I wouldn't say the mother is happy. I'd imagine she'd be overworked unless she
had some help (grandparents perhaps?). However, I'd not make any statement
that might be seen as her not being _capable_ of doing as good a job.

------
spamizbad
His experience mirrors closely with my friend, who is a stay-at-home dad. All
the crap this guy puts up with strangers is pretty prevalent - my friend's
experienced the same, and worse, as he's been doing it longer.

------
shirro
Women are graduating in higher numbers and getting better positions. My wife
has a permanent secure job so I made the practical decision to be home dad 5
years ago. It is a huge readjustment for anyone not used to looking after kids
regardless of their chromosomes. Junior primary and preschool teachers
(universally women) and women at playgroup are very accepting. My kids
probably miss out a bit on the social activities mums seem to plan with each
other but they get to kick a football with dad and dig holes in the back yard.
I take my youngest to the park to play in the playground nearly every day.
Perhaps I am just thick-skinned but I don't notice being treated any
differently and I see plenty of other dad spending time with their kids.

The only time I felt I got the predator treatment was when we lost our escape
artist kid in a big store and I found him at about the same time as one of the
staff members and she snatched him from me and handed him over to his mum. I
think that was just good training rather than a reaction to my beardiness. His
mum had reported him missing while I went and found him so the staff member
had no idea who I was.

------
fredrikcarno
My twin boys are now 10 month and me and my wife decided that staying home
both of us for a year to give them a good start was a good idea. It was, and i
can really recommend people doing the same even if it means having to make
tough decisions like changing jobs and not buying that new car

Have a great day

Best Fredrik

------
anotherevan
I've been doing the primary parent thing for about 16 months now. My story is
probably a bit different in that I've started it much later in my children's
lives than all the any other articles I read.
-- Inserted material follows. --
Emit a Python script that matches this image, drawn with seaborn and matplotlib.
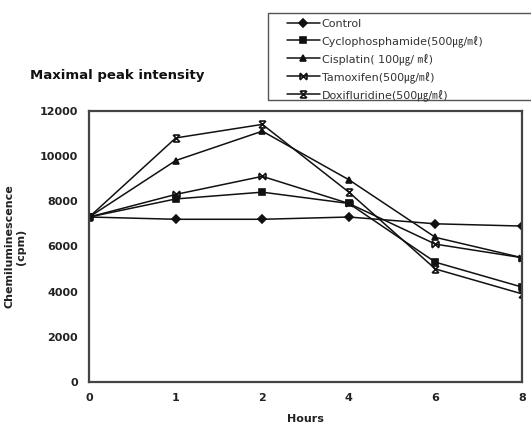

Basically I worked full time and my wife worked part time for the first 12
years. She had been wanting to go back to work full time, and we had done a
test run when she covered someone on maternity leave for six months, but both
of us full time just wasn't working and everyone was miserable by the end of
it.

Then in 2011 an opportunity came up for me to work part time, mostly from
home, and we decided to swap and give things a go. So I didn't start with
infants, but with a 12 and 10 year old. It's been interesting so far.

------
qznc
Odd that stay-at-home women label themselves as "not working". I often try to
convince my wife and others to proudly answer "mother" when asked for their
work. It might not get payed, but it surely is a lot of work.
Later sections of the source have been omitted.